Both Kevin Falcon and George Abbott vied for second place throughout the campaign, hoping to overtake Ms. Clark on a second or third round by informally trading each other's second-preference support. Between them, the pair divided up caucus endorsements although Mr. Abbott was sharper in his attempts to bring Ms. Clark's campaign down a notch or two.
Just days before the vote, Ms. Clark put out her internal poll numbers showing her with 43 per cent support, which would have put her on track for victory. But on the first round of tabulation, she had only 38 per cent, with Mr. Falcon in second place and Mr. Abbott right on his heels. Mr. Abbott was dropped after the second count.
Mike de Jong, the only sitting MLA in the race who did not earn any endorsements from his caucus, campaigned for reform, successfully pressing his colleagues to disclose their campaign contributions before voting day, but was the first to be dropped from the ballot.
Watch a video of Mike de Jong as he listens to the first round of ballot results.
The first round results for Ms. Clark were several percentage points lower than her camp was predicting only minutes ago.
Ms. Clark will likely be sworn in as premier in mid-March, but she will have to decide where she will seek a seat in the legislature. Mr. Campbell has offered to step down and allow a by-election in his Vancouver-Point Grey riding but Ms. Clark has been non-committal about where she would like to run.
Ms. Clark was the only candidate to suggest an early election call, tossing out the province's fixed election date of May 2013.
Her first task, however, will be uniting a caucus that largely did not support her. Only one backbencher, Harry Bloy, endorsed her on the first day of her campaign but no other MLAs followed his lead.
Before she could take to the stage after her victory was announced, Kevin Falcon, who finished a close second, congratulated her and called on the party to unite behind her.
"I encourage all BC Liberals to unite behind Premier Christy Clark and support her as we lead this Province and build momentum and support for the next election," Mr. Falcon said in a statement.
Mr. Falcon, a longtime member of the Campbell cabinet, spent most of the day in a downtown Vancouver hotel room working the phones, starting at 7:30 a.m., calling undecided BC Liberal members. "I like the way it's breaking," he says between calls. Behind him, the Falcon team had roughly 200 people working telephone banks at 18 call centres across the province.
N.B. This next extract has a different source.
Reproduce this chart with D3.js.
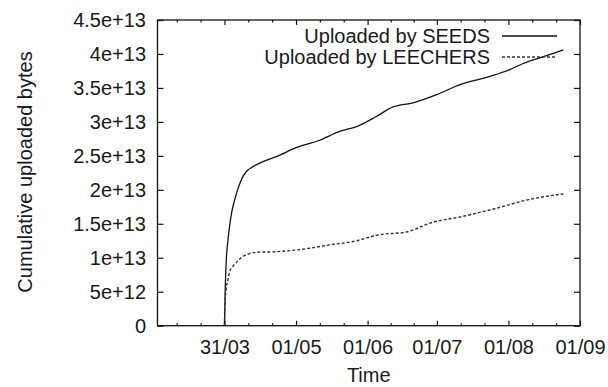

He told reporters midday that he had made Mr. Abbott his second choice as the next-best person to keep the party and the caucus united. While he insisted there was no "Anybody But Christy" movement, his comments suggested otherwise. "We would still all work really hard to keep it all together," he said, when asked about the possibility of a Clark victory. "I think it's a little more challenging with Christy."
Early in the day, the Falcon camp said their own tracking showed their candidate comfortably in second place behind Ms. Clark, with 35 per cent of the vote. Mr. Abbott's campaign said he was also well placed, just four percentage points behind Ms. Clark. None of those numbers were official, however.
Mr. Abbott stayed the background, nursing his worn-out vocal chords and vowing to stay as far away as possible from "technology."
As the only candidate from rural B.C., Mr. Abbott had campaigned as the one choice that would re-claim the party's base outside of Metro Vancouver.
Mr. de Jong was focused on reaching out to 16,000 party members from phone banks in six locations in Abbotsford, Surrey and Vancouver.
In the final hours, they were working hard to not be fourth.
"If we are in third place, it becomes a really interesting evening," Mr. de Jong said at the time.